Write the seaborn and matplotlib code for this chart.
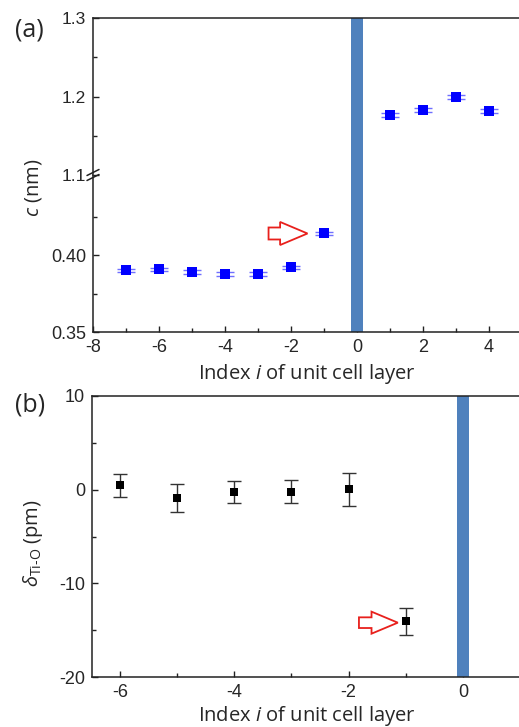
import numpy as np
import pandas as pd
import matplotlib
matplotlib.use('Agg')
import matplotlib.pyplot as plt
import seaborn as sns
from matplotlib.patches import FancyArrow

sns.set_style('ticks')
plt.rcParams['font.family'] = ['Liberation Sans', 'DejaVu Sans']
plt.rcParams['axes.unicode_minus'] = False
plt.rcParams['mathtext.fontset'] = 'custom'
plt.rcParams['mathtext.rm'] = 'Open Sans'
plt.rcParams['mathtext.it'] = 'Open Sans:italic'

# (a) c lattice parameter for each unit cell layer
layer_a = [-7, -6, -5, -4, -3, -2, -1, 1, 2, 3, 4]
c_nm = [0.3900, 0.3907, 0.3890, 0.3877, 0.3877, 0.3920, 0.4140, 1.177, 1.183, 1.199, 1.182]
c_err = [0.0012, 0.0012, 0.0012, 0.0012, 0.0012, 0.0012, 0.0012, 0.0025, 0.0025, 0.0025, 0.0025]

# (b) Ti-O displacement
layer_b = [-6, -5, -4, -3, -2, -1]
delta_pm = [0.46, -0.89, -0.25, -0.21, 0.03, -14.05]
delta_err = [1.2, 1.45, 1.15, 1.2, 1.8, 1.45]

df_a = pd.DataFrame({'i': layer_a, 'c': c_nm, 'err': c_err})
df_b = pd.DataFrame({'i': layer_b, 'd': delta_pm, 'err': delta_err})

W, H = 519, 727
fig = plt.figure(figsize=(W / 100, H / 100), dpi=100)

BAR = '#4F81BD'
LABEL_FONT = 'Open Sans'


def style_axis(ax):
    for s in ax.spines.values():
        s.set_linewidth(1.1)
        s.set_color('#222222')
    ax.spines['right'].set_visible(False)
    ax.tick_params(which='both', direction='in', width=1.0, color='#222222',
                   top=False, right=False)
    ax.tick_params(which='major', length=4.5)
    ax.tick_params(which='minor', length=3)


# ---- panel (a): broken y axis ----
left_a = 93 / W
width_a = (W - 93) / W
ax_lo = fig.add_axes([left_a, 1 - 332 / H, width_a, 157 / H])
ax_hi = fig.add_axes([left_a, 1 - 175 / H, width_a, 157 / H])

for ax in (ax_lo, ax_hi):
    style_axis(ax)
    ax.axvspan(-0.175, 0.175, color=BAR, lw=0, zorder=1)
    ax.errorbar(df_a['i'], df_a['c'], yerr=df_a['err'], fmt='none',
                ecolor='#6f6fff', elinewidth=1.0, capsize=6.8, capthick=1.0, zorder=2)
    sns.scatterplot(data=df_a, x='i', y='c', ax=ax, marker='s', s=50,
                    color='#0000ff', edgecolor='#0000ff', linewidth=0, zorder=3, legend=False)
    ax.set_xlim(-8, 4.91)
    ax.set_xlabel('')
    ax.set_ylabel('')

ax_lo.set_ylim(0.35, 0.452)
ax_lo.set_yticks([0.35, 0.40])
ax_lo.set_yticks([0.375, 0.425], minor=True)
ax_lo.set_yticklabels(['0.35', '0.40'])
ax_lo.set_xticks(np.arange(-8, 5, 2))
ax_lo.set_xticks(np.arange(-7, 5, 2), minor=True)
ax_lo.spines['top'].set_visible(False)
ax_lo.tick_params(axis='both', which='major', labelsize=13, pad=5)

ax_hi.set_ylim(1.1, 1.3)
ax_hi.set_yticks([1.1, 1.2, 1.3])
ax_hi.set_yticks([1.15, 1.25], minor=True)
ax_hi.set_yticklabels(['1.1', '1.2', '1.3'])
ax_hi.spines['bottom'].set_visible(False)
ax_hi.tick_params(axis='x', which='both', bottom=False, labelbottom=False)
ax_hi.tick_params(axis='y', which='major', labelsize=12.5, pad=5)

# break marks on the left spine
dx, dy = 6 / (W - 93), 3 / 157
for off in (-2.5 / 157, 2.5 / 157):
    ax_hi.plot([-dx, dx], [off - dy, off + dy], transform=ax_hi.transAxes,
               color='#222222', lw=1.1, clip_on=False, zorder=5)

ax_lo.add_patch(FancyArrow(-2.68, 0.414, 1.18, 0, width=0.0078, head_width=0.015,
                           head_length=0.83, length_includes_head=True,
                           facecolor='white', edgecolor='#e8201c', lw=1.3, zorder=4))

# ---- panel (b) ----
ax_b = fig.add_axes([92 / W, 1 - 677 / H, (W - 92) / W, 281 / H])
style_axis(ax_b)
ax_b.axvspan(-0.1, 0.1, color=BAR, lw=0, zorder=1)
ax_b.errorbar(df_b['i'], df_b['d'], yerr=df_b['err'], fmt='none', ecolor='#333333',
              elinewidth=1.0, capsize=4.8, capthick=1.0, zorder=2)
sns.scatterplot(data=df_b, x='i', y='d', ax=ax_b, marker='s', s=38, color='black',
                edgecolor='black', linewidth=0, zorder=3, legend=False)
ax_b.set_xlim(-6.49, 0.98)
ax_b.set_ylim(-20, 10)
ax_b.set_xticks([-6, -4, -2, 0])
ax_b.set_xticks([-5, -3, -1], minor=True)
ax_b.set_yticks([-20, -10, 0, 10])
ax_b.set_yticks([-15, -5, 5], minor=True)
ax_b.tick_params(axis='both', which='major', labelsize=13, pad=5)
ax_b.set_xlabel('')
ax_b.set_ylabel('')
ax_b.add_patch(FancyArrow(-1.82, -14.2, 0.68, 0, width=1.14, head_width=2.35,
                          head_length=0.46, length_includes_head=True,
                          facecolor='white', edgecolor='#e8201c', lw=1.3, zorder=4))

# ---- labels ----
fig.text(29 / W, 1 - 30 / H, '(a)', fontsize=18, family=LABEL_FONT, ha='center', va='center')
fig.text(30 / W, 1 - 405 / H, '(b)', fontsize=18, family=LABEL_FONT, ha='center', va='center')
fig.text(33 / W, 1 - 188 / H, r'$c$ (nm)', fontsize=14.5, family=LABEL_FONT,
         rotation=90, ha='center', va='center')
fig.text(33 / W, 1 - 543 / H, r'$\delta_{\mathrm{Ti}\text{-}\mathrm{O}}$ (pm)', fontsize=14.5,
         family=LABEL_FONT, rotation=90, ha='center', va='center')
fig.text(307 / W, 1 - 374 / H, r'Index $i$ of unit cell layer', fontsize=14.5,
         family=LABEL_FONT, ha='center', va='center')
fig.text(307 / W, 1 - 716 / H, r'Index $i$ of unit cell layer', fontsize=14.5,
         family=LABEL_FONT, ha='center', va='center')

fig.savefig('out.png', dpi=100, facecolor='white')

* **Aim**
Exactly restate the lines from the beginning of the data through the line with "from matplotlib.patches import FancyArrow", and no others, keeping pictures out.

* **Solved exercise**
Write the seaborn and matplotlib code for this chart.
import numpy as np
import pandas as pd
import matplotlib
matplotlib.use('Agg')
import matplotlib.pyplot as plt
import seaborn as sns
from matplotlib.patches import FancyArrow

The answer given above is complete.